Exactly repeat the material, dropping every picture from the copy.

── Source material

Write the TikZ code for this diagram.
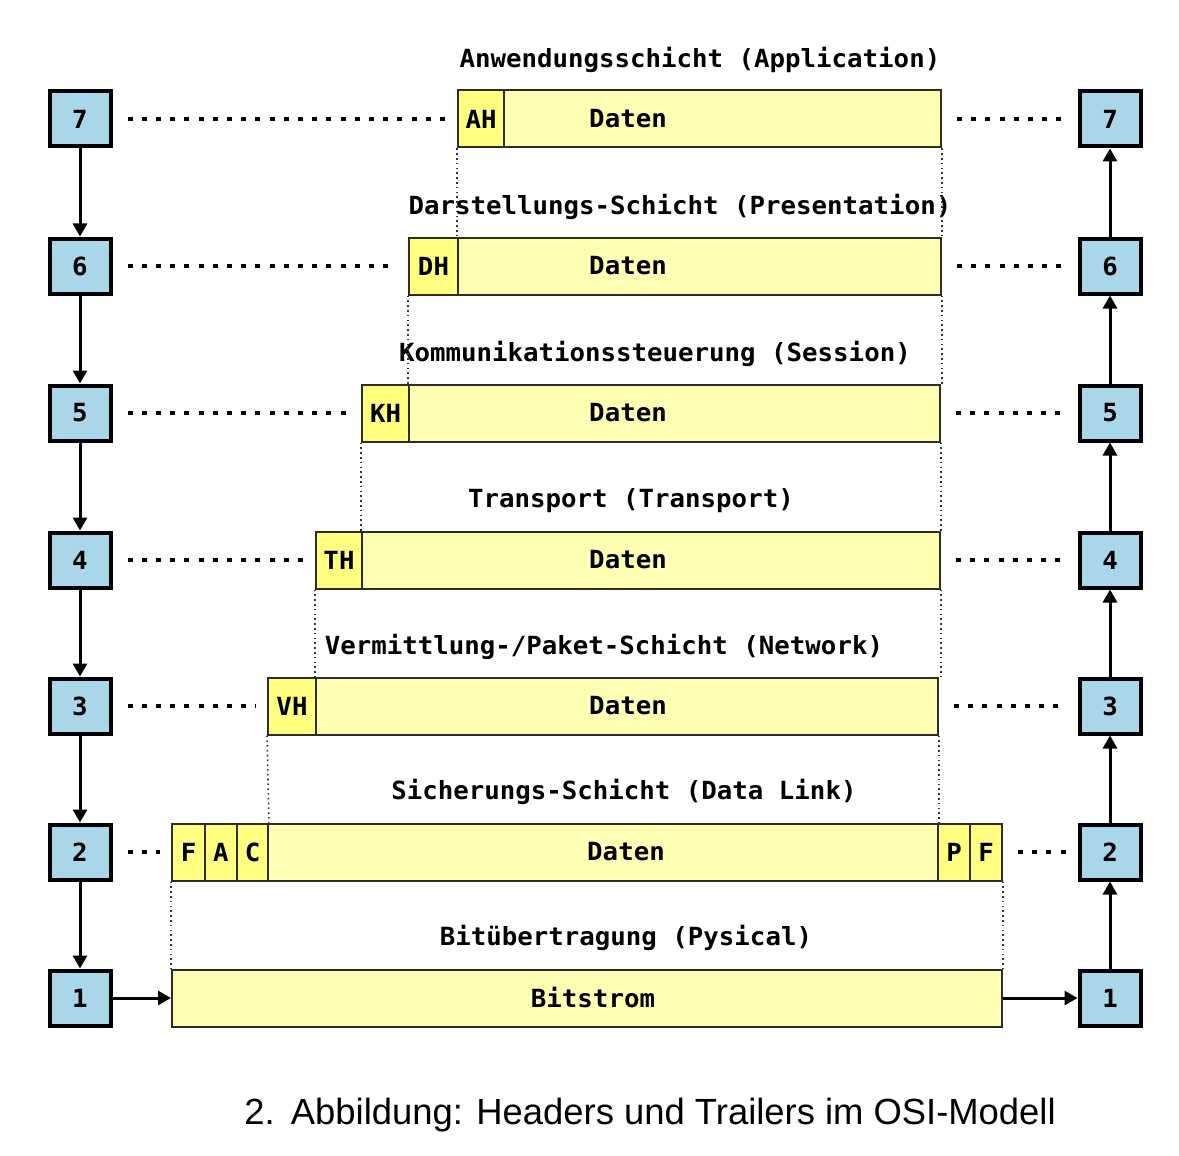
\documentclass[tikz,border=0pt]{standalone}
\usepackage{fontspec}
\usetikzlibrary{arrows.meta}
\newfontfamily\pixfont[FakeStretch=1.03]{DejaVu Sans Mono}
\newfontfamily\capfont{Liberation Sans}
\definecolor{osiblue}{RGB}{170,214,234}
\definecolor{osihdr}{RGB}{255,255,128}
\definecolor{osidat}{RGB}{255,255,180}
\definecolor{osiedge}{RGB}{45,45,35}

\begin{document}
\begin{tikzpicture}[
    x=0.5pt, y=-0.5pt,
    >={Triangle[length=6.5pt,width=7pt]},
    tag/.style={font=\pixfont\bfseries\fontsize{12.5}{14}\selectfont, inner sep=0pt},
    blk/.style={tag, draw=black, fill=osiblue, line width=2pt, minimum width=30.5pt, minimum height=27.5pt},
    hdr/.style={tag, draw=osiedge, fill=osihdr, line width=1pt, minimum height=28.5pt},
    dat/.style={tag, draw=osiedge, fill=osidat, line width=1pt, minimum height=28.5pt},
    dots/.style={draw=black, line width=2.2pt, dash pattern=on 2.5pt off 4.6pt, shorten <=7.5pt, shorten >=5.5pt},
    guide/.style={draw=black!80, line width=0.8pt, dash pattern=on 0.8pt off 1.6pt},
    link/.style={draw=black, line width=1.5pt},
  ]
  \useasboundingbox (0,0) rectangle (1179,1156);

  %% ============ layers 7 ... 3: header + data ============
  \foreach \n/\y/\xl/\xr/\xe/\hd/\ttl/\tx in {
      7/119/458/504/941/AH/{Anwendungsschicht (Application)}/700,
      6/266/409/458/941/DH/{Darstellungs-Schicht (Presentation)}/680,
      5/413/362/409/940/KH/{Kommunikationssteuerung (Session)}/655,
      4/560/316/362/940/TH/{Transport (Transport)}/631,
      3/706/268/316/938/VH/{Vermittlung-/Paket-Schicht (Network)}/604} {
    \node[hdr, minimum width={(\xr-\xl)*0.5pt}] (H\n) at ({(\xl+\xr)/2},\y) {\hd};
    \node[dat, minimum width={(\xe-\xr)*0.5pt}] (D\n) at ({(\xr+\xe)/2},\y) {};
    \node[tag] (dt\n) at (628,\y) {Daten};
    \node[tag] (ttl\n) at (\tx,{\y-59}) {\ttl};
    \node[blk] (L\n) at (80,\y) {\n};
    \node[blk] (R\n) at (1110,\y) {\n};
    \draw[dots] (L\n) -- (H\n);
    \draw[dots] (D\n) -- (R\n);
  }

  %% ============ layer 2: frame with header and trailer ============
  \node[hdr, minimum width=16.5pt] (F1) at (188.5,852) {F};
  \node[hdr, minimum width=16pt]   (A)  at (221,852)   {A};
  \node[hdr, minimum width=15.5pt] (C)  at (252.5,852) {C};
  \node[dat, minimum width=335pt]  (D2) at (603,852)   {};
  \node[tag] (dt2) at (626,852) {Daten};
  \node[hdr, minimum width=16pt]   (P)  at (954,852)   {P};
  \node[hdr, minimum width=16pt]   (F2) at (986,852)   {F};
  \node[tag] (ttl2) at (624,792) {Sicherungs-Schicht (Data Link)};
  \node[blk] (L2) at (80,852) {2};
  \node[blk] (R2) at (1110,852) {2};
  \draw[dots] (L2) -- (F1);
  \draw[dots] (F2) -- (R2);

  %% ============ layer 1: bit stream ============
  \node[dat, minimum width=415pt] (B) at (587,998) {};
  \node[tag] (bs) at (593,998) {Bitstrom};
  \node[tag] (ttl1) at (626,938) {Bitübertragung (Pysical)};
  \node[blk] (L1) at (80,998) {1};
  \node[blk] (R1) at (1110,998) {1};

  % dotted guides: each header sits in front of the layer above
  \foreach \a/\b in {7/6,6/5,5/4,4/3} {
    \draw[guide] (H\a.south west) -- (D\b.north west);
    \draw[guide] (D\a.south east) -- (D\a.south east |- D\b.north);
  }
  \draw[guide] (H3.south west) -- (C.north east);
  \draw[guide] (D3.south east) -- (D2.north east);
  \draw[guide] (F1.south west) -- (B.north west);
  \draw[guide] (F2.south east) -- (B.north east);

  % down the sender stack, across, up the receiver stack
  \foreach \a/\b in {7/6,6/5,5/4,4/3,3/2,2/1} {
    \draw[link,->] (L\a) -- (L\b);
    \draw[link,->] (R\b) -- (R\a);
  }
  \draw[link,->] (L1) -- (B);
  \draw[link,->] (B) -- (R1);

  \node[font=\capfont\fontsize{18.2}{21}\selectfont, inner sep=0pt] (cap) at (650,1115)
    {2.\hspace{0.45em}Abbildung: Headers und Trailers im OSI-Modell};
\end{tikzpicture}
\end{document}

────

*Answer to the task*:
Write the TikZ code for this diagram.
\documentclass[tikz,border=0pt]{standalone}
\usepackage{fontspec}
\usetikzlibrary{arrows.meta}
\newfontfamily\pixfont[FakeStretch=1.03]{DejaVu Sans Mono}
\newfontfamily\capfont{Liberation Sans}
\definecolor{osiblue}{RGB}{170,214,234}
\definecolor{osihdr}{RGB}{255,255,128}
\definecolor{osidat}{RGB}{255,255,180}
\definecolor{osiedge}{RGB}{45,45,35}

\begin{document}
\begin{tikzpicture}[
    x=0.5pt, y=-0.5pt,
    >={Triangle[length=6.5pt,width=7pt]},
    tag/.style={font=\pixfont\bfseries\fontsize{12.5}{14}\selectfont, inner sep=0pt},
    blk/.style={tag, draw=black, fill=osiblue, line width=2pt, minimum width=30.5pt, minimum height=27.5pt},
    hdr/.style={tag, draw=osiedge, fill=osihdr, line width=1pt, minimum height=28.5pt},
    dat/.style={tag, draw=osiedge, fill=osidat, line width=1pt, minimum height=28.5pt},
    dots/.style={draw=black, line width=2.2pt, dash pattern=on 2.5pt off 4.6pt, shorten <=7.5pt, shorten >=5.5pt},
    guide/.style={draw=black!80, line width=0.8pt, dash pattern=on 0.8pt off 1.6pt},
    link/.style={draw=black, line width=1.5pt},
  ]
  \useasboundingbox (0,0) rectangle (1179,1156);

  %% ============ layers 7 ... 3: header + data ============
  \foreach \n/\y/\xl/\xr/\xe/\hd/\ttl/\tx in {
      7/119/458/504/941/AH/{Anwendungsschicht (Application)}/700,
      6/266/409/458/941/DH/{Darstellungs-Schicht (Presentation)}/680,
      5/413/362/409/940/KH/{Kommunikationssteuerung (Session)}/655,
      4/560/316/362/940/TH/{Transport (Transport)}/631,
      3/706/268/316/938/VH/{Vermittlung-/Paket-Schicht (Network)}/604} {
    \node[hdr, minimum width={(\xr-\xl)*0.5pt}] (H\n) at ({(\xl+\xr)/2},\y) {\hd};
    \node[dat, minimum width={(\xe-\xr)*0.5pt}] (D\n) at ({(\xr+\xe)/2},\y) {};
    \node[tag] (dt\n) at (628,\y) {Daten};
    \node[tag] (ttl\n) at (\tx,{\y-59}) {\ttl};
    \node[blk] (L\n) at (80,\y) {\n};
    \node[blk] (R\n) at (1110,\y) {\n};
    \draw[dots] (L\n) -- (H\n);
    \draw[dots] (D\n) -- (R\n);
  }

  %% ============ layer 2: frame with header and trailer ============
  \node[hdr, minimum width=16.5pt] (F1) at (188.5,852) {F};
  \node[hdr, minimum width=16pt]   (A)  at (221,852)   {A};
  \node[hdr, minimum width=15.5pt] (C)  at (252.5,852) {C};
  \node[dat, minimum width=335pt]  (D2) at (603,852)   {};
  \node[tag] (dt2) at (626,852) {Daten};
  \node[hdr, minimum width=16pt]   (P)  at (954,852)   {P};
  \node[hdr, minimum width=16pt]   (F2) at (986,852)   {F};
  \node[tag] (ttl2) at (624,792) {Sicherungs-Schicht (Data Link)};
  \node[blk] (L2) at (80,852) {2};
  \node[blk] (R2) at (1110,852) {2};
  \draw[dots] (L2) -- (F1);
  \draw[dots] (F2) -- (R2);

  %% ============ layer 1: bit stream ============
  \node[dat, minimum width=415pt] (B) at (587,998) {};
  \node[tag] (bs) at (593,998) {Bitstrom};
  \node[tag] (ttl1) at (626,938) {Bitübertragung (Pysical)};
  \node[blk] (L1) at (80,998) {1};
  \node[blk] (R1) at (1110,998) {1};

  % dotted guides: each header sits in front of the layer above
  \foreach \a/\b in {7/6,6/5,5/4,4/3} {
    \draw[guide] (H\a.south west) -- (D\b.north west);
    \draw[guide] (D\a.south east) -- (D\a.south east |- D\b.north);
  }
  \draw[guide] (H3.south west) -- (C.north east);
  \draw[guide] (D3.south east) -- (D2.north east);
  \draw[guide] (F1.south west) -- (B.north west);
  \draw[guide] (F2.south east) -- (B.north east);

  % down the sender stack, across, up the receiver stack
  \foreach \a/\b in {7/6,6/5,5/4,4/3,3/2,2/1} {
    \draw[link,->] (L\a) -- (L\b);
    \draw[link,->] (R\b) -- (R\a);
  }
  \draw[link,->] (L1) -- (B);
  \draw[link,->] (B) -- (R1);

  \node[font=\capfont\fontsize{18.2}{21}\selectfont, inner sep=0pt] (cap) at (650,1115)
    {2.\hspace{0.45em}Abbildung: Headers und Trailers im OSI-Modell};
\end{tikzpicture}
\end{document}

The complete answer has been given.